1 Doug June 18, 2010 at 12:35 pm

Hi Steve,

I like reading your tidbits and wanted to pass along a tidbit back. From what I have read on modern disk wiping, there is no advantage to wiping the disk more than 2-3 times with random data. This certainly goes against common sense logic, certainly if one is good, 35 are better right? The key is to understand what the “Gutmann Wipe” actually entailed and why they chose that number of passes. I suggest you read the article, it is very interesting. It also points out, as do many other sources regarding drive erasing, and in Gutmann’s own words “For any modern PRML/EPRML drive, a few passes of random scrubbing is the best you can do. As the paper says, ‘A good scrubbing with random data will do about as well as can be expected’. This was true in 1996, and is still true now.”

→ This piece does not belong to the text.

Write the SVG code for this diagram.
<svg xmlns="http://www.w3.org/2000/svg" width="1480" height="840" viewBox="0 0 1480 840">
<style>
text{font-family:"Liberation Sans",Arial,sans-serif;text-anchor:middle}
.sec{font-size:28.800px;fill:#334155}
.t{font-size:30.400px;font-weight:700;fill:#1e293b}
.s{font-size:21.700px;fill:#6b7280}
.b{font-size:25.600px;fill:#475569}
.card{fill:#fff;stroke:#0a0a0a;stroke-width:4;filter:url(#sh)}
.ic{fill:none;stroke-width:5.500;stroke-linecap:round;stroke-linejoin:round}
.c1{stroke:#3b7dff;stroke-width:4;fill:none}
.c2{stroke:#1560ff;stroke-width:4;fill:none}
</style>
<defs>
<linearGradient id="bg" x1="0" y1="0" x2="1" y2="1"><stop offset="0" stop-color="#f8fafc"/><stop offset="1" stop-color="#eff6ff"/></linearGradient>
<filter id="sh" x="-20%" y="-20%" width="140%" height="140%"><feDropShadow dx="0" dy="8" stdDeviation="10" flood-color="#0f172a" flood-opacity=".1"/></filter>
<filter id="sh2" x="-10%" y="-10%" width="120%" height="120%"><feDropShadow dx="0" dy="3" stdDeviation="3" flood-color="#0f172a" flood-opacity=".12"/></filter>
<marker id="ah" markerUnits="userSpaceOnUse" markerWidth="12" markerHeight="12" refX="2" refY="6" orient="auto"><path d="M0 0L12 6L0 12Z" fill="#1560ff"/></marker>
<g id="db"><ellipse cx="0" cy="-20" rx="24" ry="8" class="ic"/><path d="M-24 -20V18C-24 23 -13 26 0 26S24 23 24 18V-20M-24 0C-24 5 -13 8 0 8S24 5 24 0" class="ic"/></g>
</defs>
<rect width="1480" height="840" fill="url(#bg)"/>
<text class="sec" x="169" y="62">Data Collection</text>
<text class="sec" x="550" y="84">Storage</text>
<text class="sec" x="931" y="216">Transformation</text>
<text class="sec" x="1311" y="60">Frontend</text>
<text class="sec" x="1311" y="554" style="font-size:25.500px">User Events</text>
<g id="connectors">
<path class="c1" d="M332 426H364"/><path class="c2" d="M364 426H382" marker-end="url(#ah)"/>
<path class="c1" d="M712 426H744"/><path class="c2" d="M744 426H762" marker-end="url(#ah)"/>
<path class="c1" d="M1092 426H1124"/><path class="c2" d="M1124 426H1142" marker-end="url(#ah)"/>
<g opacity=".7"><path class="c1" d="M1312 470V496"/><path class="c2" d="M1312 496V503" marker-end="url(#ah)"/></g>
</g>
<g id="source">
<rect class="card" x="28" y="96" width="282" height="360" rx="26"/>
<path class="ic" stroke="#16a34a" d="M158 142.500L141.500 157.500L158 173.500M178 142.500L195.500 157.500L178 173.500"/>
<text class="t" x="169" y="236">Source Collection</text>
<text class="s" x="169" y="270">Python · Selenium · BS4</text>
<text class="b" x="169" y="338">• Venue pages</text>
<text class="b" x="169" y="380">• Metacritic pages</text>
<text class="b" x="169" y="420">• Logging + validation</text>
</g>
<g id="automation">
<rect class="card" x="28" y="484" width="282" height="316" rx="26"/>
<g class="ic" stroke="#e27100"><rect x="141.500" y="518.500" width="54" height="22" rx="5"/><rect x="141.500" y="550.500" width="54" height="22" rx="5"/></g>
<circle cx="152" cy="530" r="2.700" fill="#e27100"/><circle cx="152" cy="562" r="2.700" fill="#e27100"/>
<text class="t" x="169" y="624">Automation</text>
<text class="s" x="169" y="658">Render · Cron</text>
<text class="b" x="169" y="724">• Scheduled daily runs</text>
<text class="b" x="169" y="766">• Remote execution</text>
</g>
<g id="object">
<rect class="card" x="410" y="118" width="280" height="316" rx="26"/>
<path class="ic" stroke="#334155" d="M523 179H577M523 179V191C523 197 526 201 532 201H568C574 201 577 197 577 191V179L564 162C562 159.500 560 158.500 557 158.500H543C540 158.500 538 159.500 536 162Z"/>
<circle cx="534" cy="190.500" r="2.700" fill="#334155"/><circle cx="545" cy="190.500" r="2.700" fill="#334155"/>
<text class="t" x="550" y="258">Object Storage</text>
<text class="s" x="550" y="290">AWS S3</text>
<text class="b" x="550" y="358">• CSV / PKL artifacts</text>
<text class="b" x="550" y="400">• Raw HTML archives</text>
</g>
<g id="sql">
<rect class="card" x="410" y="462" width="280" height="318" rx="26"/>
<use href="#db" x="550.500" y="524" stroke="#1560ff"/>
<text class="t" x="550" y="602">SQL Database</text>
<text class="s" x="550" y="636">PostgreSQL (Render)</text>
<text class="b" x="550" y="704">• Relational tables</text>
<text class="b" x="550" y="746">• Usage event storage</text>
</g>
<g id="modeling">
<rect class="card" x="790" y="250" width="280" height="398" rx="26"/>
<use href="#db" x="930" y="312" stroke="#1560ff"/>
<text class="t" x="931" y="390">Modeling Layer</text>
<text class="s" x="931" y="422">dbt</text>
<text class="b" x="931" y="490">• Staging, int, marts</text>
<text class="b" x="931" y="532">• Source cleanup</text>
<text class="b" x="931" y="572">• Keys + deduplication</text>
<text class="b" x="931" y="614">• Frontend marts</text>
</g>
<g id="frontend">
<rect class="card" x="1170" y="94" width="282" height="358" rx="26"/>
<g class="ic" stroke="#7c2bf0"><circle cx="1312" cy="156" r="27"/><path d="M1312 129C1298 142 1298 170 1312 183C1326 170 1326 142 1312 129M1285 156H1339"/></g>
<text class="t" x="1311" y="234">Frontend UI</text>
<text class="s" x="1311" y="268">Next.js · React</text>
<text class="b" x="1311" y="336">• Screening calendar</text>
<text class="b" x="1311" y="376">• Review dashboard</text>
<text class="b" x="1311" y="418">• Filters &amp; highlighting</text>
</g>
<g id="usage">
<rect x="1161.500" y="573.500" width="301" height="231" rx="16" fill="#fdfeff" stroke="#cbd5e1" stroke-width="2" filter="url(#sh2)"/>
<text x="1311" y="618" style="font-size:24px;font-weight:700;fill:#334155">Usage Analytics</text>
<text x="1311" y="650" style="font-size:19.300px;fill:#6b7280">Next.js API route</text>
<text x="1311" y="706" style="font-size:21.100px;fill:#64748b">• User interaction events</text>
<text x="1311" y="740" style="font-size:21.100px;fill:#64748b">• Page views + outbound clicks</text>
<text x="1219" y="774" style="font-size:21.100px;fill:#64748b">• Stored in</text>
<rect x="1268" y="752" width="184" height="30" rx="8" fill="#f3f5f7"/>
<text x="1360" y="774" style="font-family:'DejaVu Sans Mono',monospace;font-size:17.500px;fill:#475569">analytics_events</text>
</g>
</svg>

FYI. Anyway, don’t need a bunch of readers, including yourself, wasting untold hours scrubbing a 100GB drive 35 times. :o) On a similar note, you can also download the drive manufacturer’s disk tools that sometimes includes a low-level format that does a very good scrub as well.

Doug Trayl

2 Doug Traylor June 18, 2010 at 12:51 pm

Your choice to renew/reuse old hardware is commendable and hopefully others will follow your advise. The problem of E-waste is going become a nightmare. If we don’t do something about it, our world, as it was portrayed in the animated movie Wall-E is very likely to become a reality.

3 Matthew Pendleton August 19, 2010 at 9:28 pm

I didn’t see this article when you first sent it out, but this is the exact program i use in my organization to whip computers clean before they either hit the junk heap, or we format to sell, or give to employees. I’ve never played with the settings much, i just simply pop in the disk and in the 5 to 30 seconds for the program to load to a prompt, i will type in autonuke, which does the 3 times pass required by my organization.

The Great thing about this software is, once the autonuke starts, which is about 10 seconds after you type autonuke, you can take the cd out and start another pc. There is also a floppy disk version for pc’s that doesn’t have a CD Rom.